…but critical action must be swift to deliver 9-Point Plan
A pan-African counter-corruption thinktank, The Centre of Excellence in Integrity (the SARCOE), has described as bad news Nigeria’s grey-listing by the Financial Action Task Force (FATF) for failing to meet its international obligations to reduce money laundering, terrorist financing and other financial crimes.
The Stellenbosch-based thinktank, however, said the Nine-Point Plan agreed with the FATF gives the newly elected Nigerian Government a real opportunity to prove its counter-corruption credentials and tackle the corruption that plagues every level of the public sector.
Nigeria made a high-level political commitment in February 2023 to work with the FATF and the Inter-Governmental Action Group against Money Laundering in West Africa (GIABA) to strengthen the effectiveness of its Anti-Money Laundering/Combating the Financing of Terrorism (AML/CFT) regime, leading to a Nine-Point Plan that includes completing its residual money laundering and terrorist financing (ML/TF) risk assessment and updating its national AML/CFT strategy to ensure alignment with other national strategies relevant to high-risk predicate offences, and enhancing formal and informal international cooperation in line with ML/TF risks.
According to SARCOE, the FATF grey-listing is a matter of grave concern for Africa’s largest economy where there is daily struggle against the problems of corruption.
“Nigeria is currently 150th out of 180 on the recently published Corruption Perceptions Index 2022, scoring 24/100 (where 0 is very corrupt and 100 is very clean). Nigeria suffers from corruption at every level of government including contract fraud, money laundering and bribery. It is estimated that corruption costs the Nigerian people $billions per year,” SARCOE said in a press release this week.
The counter-corruption thinktank said addressing Nigeria’s endemic corruption will be challenging but tackling corruption and successfully exiting the FATF grey list is essential so that the Government can deliver social change and a successful, resilient and sustainable economy.
“Failure to do so would leave Nigerian businesses both at home and overseas at risk of far greater scrutiny and financial consequences as foreign companies and governments seek to protect their interests from corruption and corrupt actors,” it said.
SARCOE stressed the criticality of counter-corruption training and education to delivering the FATF Nine-Point Plan, as it would equip public sector officials and elected politicians with the needed knowledge to be able to prevent, detect, investigate and prosecute corruption in all its forms. In the long term, it said, such training and education will empower the Government to work towards the eradication of corruption and the opportunities that corrupt actors take advantage of.

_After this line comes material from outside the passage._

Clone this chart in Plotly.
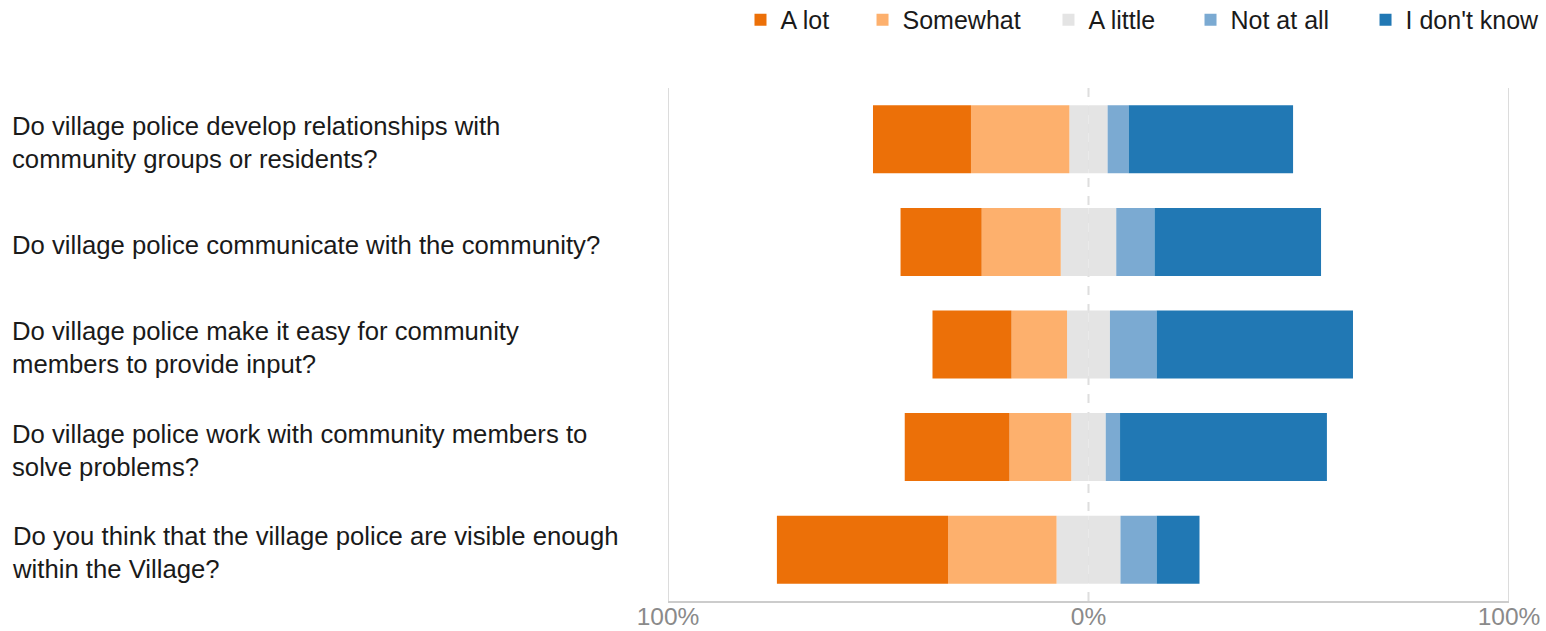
import plotly.graph_objects as go

questions = [
    "Do village police develop relationships with<br>community groups or residents?",
    "Do village police communicate with the community?",
    "Do village police make it easy for community<br>members to provide input?",
    "Do village police work with community members to<br>solve problems?",
    "Do you think that the village police are visible enough<br>within the Village?",
]
a_lot = [23.3, 19.3, 18.8, 24.9, 40.7]
somewhat = [23.4, 18.8, 13.2, 14.7, 25.8]
a_little = [9.1, 13.2, 10.2, 8.2, 15.2]
not_at_all = [5.0, 9.1, 11.1, 3.4, 8.6]
dont_know = [39.1, 39.6, 46.7, 49.2, 10.2]

tick_vals = [-100, 0, 100]
tick_text = ["100%", "0%", "100%"]

colors = {
    "A lot": "#ec7008",
    "Somewhat": "#fdb06d",
    "A little": "#e4e4e4",
    "Not at all": "#7baad2",
    "I don't know": "#2178b4",
}

FONT = "Liberation Sans, Arial, sans-serif"
W = 0.663

# left edge (paper fraction) of each legend entry
legend_x = {"A lot": 0.0862, "Somewhat": 0.2313, "A little": 0.4524,
            "Not at all": 0.6213, "I don't know": 0.8294}
legend_ids = {"A lot": "legend", "Somewhat": "legend2", "A little": "legend3",
              "Not at all": "legend4", "I don't know": "legend5"}

fig = go.Figure()
# negative side (stacks leftwards from 0 in trace order)
fig.add_trace(go.Bar(y=questions, x=[-v / 2 for v in a_little], orientation="h",
                     name="A little", legendgroup="A little", showlegend=False,
                     legend=legend_ids["A little"],
                     marker=dict(color=colors["A little"], line=dict(width=0)), width=W))
fig.add_trace(go.Bar(y=questions, x=[-v for v in somewhat], orientation="h",
                     name="Somewhat", legend=legend_ids["Somewhat"],
                     marker=dict(color=colors["Somewhat"], line=dict(width=0)), width=W))
fig.add_trace(go.Bar(y=questions, x=[-v for v in a_lot], orientation="h",
                     name="A lot", legend=legend_ids["A lot"],
                     marker=dict(color=colors["A lot"], line=dict(width=0)), width=W))
# positive side
fig.add_trace(go.Bar(y=questions, x=[v / 2 for v in a_little], orientation="h",
                     name="A little", legendgroup="A little",
                     legend=legend_ids["A little"],
                     marker=dict(color=colors["A little"], line=dict(width=0)), width=W))
fig.add_trace(go.Bar(y=questions, x=not_at_all, orientation="h",
                     name="Not at all", legend=legend_ids["Not at all"],
                     marker=dict(color=colors["Not at all"], line=dict(width=0)), width=W))
fig.add_trace(go.Bar(y=questions, x=dont_know, orientation="h",
                     name="I don't know", legend=legend_ids["I don't know"],
                     marker=dict(color=colors["I don't know"], line=dict(width=0)), width=W))

# reference lines
fig.add_vline(x=0, line=dict(color="#dedede", width=2, dash="dash"), layer="below")
fig.add_vline(x=-100, line=dict(color="#dcdcdc", width=2), layer="below")
fig.add_vline(x=100, line=dict(color="#dcdcdc", width=2), layer="below")

for q in questions:
    fig.add_annotation(x=-0.7825, xref="paper", y=q, yref="y", text=q, showarrow=False,
                       xanchor="left", yanchor="middle", align="left", yshift=-3,
                       font=dict(family=FONT, size=25.7, color="#1a1a1a"))

legend_common = dict(orientation="h", xanchor="left", y=1.1326, yanchor="middle",
                     font=dict(family=FONT, size=25, color="#1a1a1a"),
                     bgcolor="rgba(0,0,0,0)", borderwidth=0)
layout_legends = {}
for name, lid in legend_ids.items():
    layout_legends[lid] = dict(legend_common, x=legend_x[name])

fig.update_layout(
    width=1546, height=631,
    margin=dict(l=668, r=37, t=88, b=30, autoexpand=False),
    barmode="relative",
    plot_bgcolor="white", paper_bgcolor="white",
    font=dict(family=FONT, size=25, color="#1a1a1a"),
    showlegend=True,
    hovermode=False,
    xaxis=dict(range=[-100, 100], tickvals=tick_vals, ticktext=tick_text,
               showgrid=False, zeroline=False, showline=True, linecolor="#cccccc",
               linewidth=2, ticks="", fixedrange=True, ticklabelstandoff=-7,
               tickfont=dict(family=FONT, size=24.5, color="#8a8a8a")),
    yaxis=dict(autorange="reversed", showticklabels=False, showgrid=False,
               zeroline=False, showline=False, ticks="", fixedrange=True),
    **layout_legends,
)

# remove the default page margin so the figure fills the window exactly
fig.write_html("out.html", config={"displayModeBar": False, "staticPlot": False},
               post_script="document.body.style.margin='0';")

“It is critical that if Nigeria is to exit its current grey-listing quickly, then the efforts of the Government to eradicate corruption are backed up by specialist training that includes anti-money laundering, counter terrorist financing and investigative techniques that equip key personnel with the capacity and capability to enable them to deliver the Government’s counter-corruption strategy,” said Professor Lee Marler, Co-Founder and Director of the SARCOE.
The training, SARCOE said, would ensure that the knowledge exists within organisations so that they fully conform with the requirements of the relevant anti-money laundering and counter terrorist financing regulations as well as other financial crimes, and enable the Government and regulatory authorities to improve the integrity compliance and counter-corruption environment in Nigeria.
“The grey-listing by the FATF is not unexpected, but the impact on Nigeria is likely to be significant. Private and public sector organisations will be subject to far greater due diligence, the cost to Nigerian companies of doing business both at home and overseas will increase as commercial partners, insurers and the financial sector manage their exposure to increased risk, and all this will have a negative impact on GDP and the economy,” Marler said.
“Two key areas of consideration are the infrastructure deficiencies in the oil production industry and rising insecurity. Economic growth is being hampered by low oil production output due to a variety of factors, but corruption in the industry plays an important part in slowing investment and development,” he said.
The SARCOE said in its commitment to developing international cooperation to counter corruption, it is already consulting broadly with associates, partners and other stakeholders across the African continent to utilise bilateral and multilateral channels to combat the scourge that is limiting the potentials of great economies and societies like Nigeria, South Africa, and other nations across Africa.